The question for the coming winter is intensity. It’s a Catch?22 situation: Intense management is needed to prevent the virus from becoming a problem but without the virus as a problems can managers ratchet up the intensity of prevention efforts?  

There is little doubt that the efforts will be better than in that first winter but without the fresh memories of thousands of dead baby pigs, can it be raised to the intensity that contributed greatly to last year’s reduction in total case numbers and, more importantly, the big reduction in the number of sow farms that broke with PEDv?  

That reduction is clear in the graph from the University of Minnesota’s Swine Health Monitoring Project.

PEDv cases began to pop up in early November last year and we would expect a similar time line this year. High-pathogenic avian influenza (HPAI) is a bit more of a mystery in that we are still not through our first year of dealing with it first hand.

The virus first appeared in the US last December in the Pacific Northwest. It popped up in Minnesota, Missouri and Arkansas almost simultaneously this past spring suggesting that migratory birds were the likely vector of transmission in the early going.   

Human and vehicle movement took over from there and helped spread the disease to a large number of commercial turkey and layer facilities in the Midwest with Iowa and Minnesota particularly hard hit.  

There have to date been a total of 223 cases impacting 48.091 million birds, roughly 38 million of those being layers. Importantly, there has not been a case since June 17, more than 90 days ago. 

That means that most countries that have banned US poultry products could lift those bans. We have heard of no such action yet and we suppose that concern over the spread of the virus this fall is one reason for those delays.   

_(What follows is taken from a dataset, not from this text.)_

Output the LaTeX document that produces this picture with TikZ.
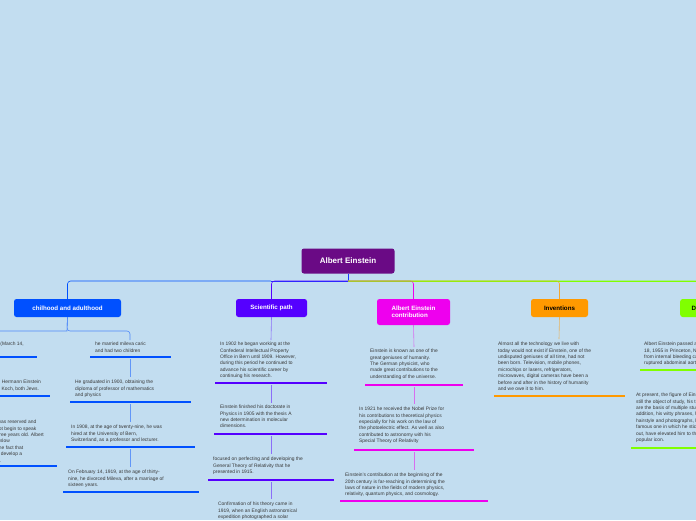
\documentclass[tikz,border=0pt]{standalone}
\usepackage{fontspec}
\setmainfont{Liberation Sans}
\begin{document}
\begin{tikzpicture}[x=1pt,y=-1pt,
  txt/.style={align=left,inner sep=0pt,text=black!78,font=\fontsize{4.9}{6.4}\selectfont},
  cbox/.style={rounded corners=2.5pt,font=\bfseries\fontsize{6.2}{7}\selectfont,inner sep=0pt,minimum height=18pt},
  bar/.style={line width=1.8pt},
  conn/.style={line width=0.6pt}]
\definecolor{bg}{HTML}{C2DDF0}
\definecolor{cA}{HTML}{0050FF}
\definecolor{cB}{HTML}{5500FF}
\definecolor{cC}{HTML}{EE00EE}
\definecolor{cD}{HTML}{FF9900}
\definecolor{cE}{HTML}{80FF00}
\definecolor{rootc}{HTML}{6A0A85}
\fill[bg] (0,0) rectangle (696,520);
\useasboundingbox (0,0) rectangle (696,520);
% root and children
\node[cbox,fill=rootc,text=white,minimum width=93pt,minimum height=25pt,font=\bfseries\fontsize{8}{9}\selectfont] (root) at (348,261) {Albert Einstein};
\node[cbox,fill=cA,text=white,minimum width=107pt] (ch) at (67.5,308) {chilhood and adulthood};
\node[cbox,fill=cB,text=white,minimum width=71pt] (sp) at (271.5,308) {Scientific path};
\node[cbox,fill=cC,text=white,minimum width=73pt,minimum height=26pt,align=left] (co) at (413.5,312) {Albert Einstein\\contribution};
\node[cbox,fill=cD,text=black,minimum width=57pt] (in) at (559.5,308) {Inventions};
\node[cbox,fill=cE,text=black,minimum width=40pt,anchor=west] (de) at (680,308) {Death};
\coordinate (h) at (348,281);
\draw[conn,cA!70!cB] (root.south) -- (h) -- (271,281);
\draw[conn,cA,rounded corners=3pt] (271,281) -| (ch.north);
\draw[conn,cB,rounded corners=3pt] (h) -| (sp.north);
\draw[conn,cE] (h) -- (696,281);
\draw[conn,cC,rounded corners=3pt] (h) -| (co.north);
\draw[conn,cD!80!bg,rounded corners=3pt] (h) -| (in.north);
\draw[conn,cE,rounded corners=3pt] (h) -| (de.north);
% childhood column
\draw[conn,cA!60!bg,rounded corners=3pt] (ch.south) -- (67,331) -| (130,340);
\draw[conn,cA!60!bg] (ch.south) -- (67,331) -- (0,331);
\node[txt,anchor=north west] (a1) at (95,342) {he married mileva caric\\and had two children};
\draw[bar,cA] (90,357) -- (171,357);
\node[txt,anchor=north west] (a2) at (75,380) {He graduated in 1900, obtaining the\\diploma of professor of mathematics\\and physics};
\draw[bar,cA] (70,402) -- (191,402);
\node[txt,anchor=north west] (a3) at (71,425) {In 1908, at the age of twenty-nine, he was\\hired at the University of Bern,\\Switzerland, as a professor and lecturer.};
\draw[bar,cA] (66,447) -- (195,447);
\node[txt,anchor=north west] (a4) at (68,470) {On February 14, 1919, at the age of thirty-\\nine, he divorced Mileva, after a marriage of\\sixteen years.};
\draw[bar,cA] (63,492) -- (199,492);
\draw[conn,cA!50!bg] (130,359) -- (130,377);
\draw[conn,cA!50!bg] (130,404) -- (130,422);
\draw[conn,cA!50!bg] (130,449) -- (130,467);
\node[txt,anchor=north east] (b1) at (24,342) {He was born in Ulm (March 14,\\1879, Germany)};
\draw[bar,cA] (0,357) -- (37,357);
\node[txt,anchor=north east] (b2) at (41,380) {His parents, Hermann Einstein\\and Pauline Koch, both Jews.};
\draw[bar,cA] (0,396) -- (50,396);
\node[txt,anchor=north east] (b3) at (44,420) {As a child he was reserved and\\quiet, he did not begin to speak\\until he was three years old. Albert\\ overcame this slow\\development the fact that\\ allowed him to develop a\\great creativity.};
\draw[bar,cA] (0,466) -- (57,466);
% scientific path
\draw[conn,cB!50!bg] (sp.south) -- (271,340);
\node[txt,anchor=north west] (s1) at (220,342) {In 1902 he began working at the\\Confederal Intellectual Property\\Office in Bern until 1909. However,\\during this period he continued to\\advance his scientific career by\\continuing his research.};
\draw[bar,cB] (215,383) -- (327,383);
\node[txt,anchor=north west] (s2) at (220,405) {Einstein finished his doctorate in\\Physics in 1905 with the thesis A\\new determination in molecular\\dimensions.};
\draw[bar,cB] (214,434) -- (327,434);
\node[txt,anchor=north west] (s3) at (213,457) {focused on perfecting and developing the\\General Theory of Relativity that he\\presented in 1915.};
\draw[bar,cB] (208,480) -- (334,480);
\node[txt,anchor=north west] (s4) at (218,502) {Confirmation of his theory came in\\1919, when an English astronomical\\expedition photographed a solar};
\draw[conn,cB!50!bg] (271,385) -- (271,403);
\draw[conn,cB!50!bg] (271,436) -- (271,454);
\draw[conn,cB!50!bg] (271,482) -- (271,499);
% contribution
\draw[conn,cC!50!bg] (co.south) -- (414,347);
\node[txt,anchor=north west] (c1) at (370,349) {Einstein is known as one of the\\great geniuses of humanity.\\The German physicist, who\\made great contributions to the\\understanding of the universe.};
\draw[bar,cC] (365,385) -- (463,385);
\node[txt,anchor=north west] (c2) at (359,407) {In 1921 he received the Nobel Prize for\\his contributions to theoretical physics\\especially for his work on the law of\\the photoelectric effect. As well as also\\contributed to astronomy with his\\Special Theory of Relativity};
\draw[bar,cC] (354,450) -- (474,450);
\node[txt,anchor=north west] (c3) at (345,473) {Einstein's contribution at the beginning of the\\20th century is far-reaching in determining the\\laws of nature in the fields of modern physics,\\relativity, quantum physics, and cosmology.};
\draw[bar,cC] (340,501) -- (488,501);
\draw[conn,cC!50!bg] (414,387) -- (414,404);
\draw[conn,cC!50!bg] (414,452) -- (414,470);
% inventions
\draw[conn,cD!60!bg] (in.south) -- (559,339);
\node[txt,anchor=north west] (i1) at (498,342) {Almost all the technology we live with\\today would not exist if Einstein, one of the\\undisputed geniuses of all time, had not\\been born. Television, mobile phones,\\microchips or lasers, refrigerators,\\microwaves, digital cameras have been a\\before and after in the history of humanity\\and we owe it to him.};
\draw[bar,cD] (494,396) -- (625,396);
% death
\node[txt,anchor=north west] (d1) at (644,342) {Albert Einstein passed away on April\\18, 1955 in Princeton, New Jersey,\\from internal bleeding caused by a\\ruptured abdominal aortic aneurysm.};
\draw[bar,cE] (640,370) -- (696,370);
\node[txt,anchor=north west] (d2) at (636,393) {At present, the figure of Einstein is\\still the object of study, his theories\\are the basis of multiple studies. In\\addition, his witty phrases, his\\hairstyle and photographs, like the\\famous one in which he sticks his tongue\\out, have elevated him to the status of a\\popular icon.};
\draw[bar,cE] (631,448) -- (696,448);
\end{tikzpicture}
\end{document}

If migratory birds were indeed a primary vector, the concern this fall is that those birds that moved up the Mississippi Flyway last  spring could have shared the virus with their Atlantic Flyway cousins during the big reunion in Canada, now to have those cousins bring the virus to key broiler areas   in eastern and southeastern states.  

No commercial broiler operations have been impacted by HPAI to date! All of the export bans (nine country-wide bans, 31 state-by-state bans, 18 county-by-county bans - all according to the USA Poultry and Egg Council) were based on cases in layers and turkeys.  

The only major broiler state that has been impacted so far is third-ranked Arkansas. The Atlantic Flyway touches major production areas in the DelMarVa, Georgia (#1), Alabama (#2) and North Carolina (#4).  

HPAI cases in those states would almost certainly add them to the state export ban lists for most countries. But HPAI would also reduce chicken numbers and thus restrict supplies.   

Which impact would win if domestic dark meat supplies grow but white meat supplies are reduced, perhaps significantly?  The US is a white meat market and dark meat prices are already very, very low.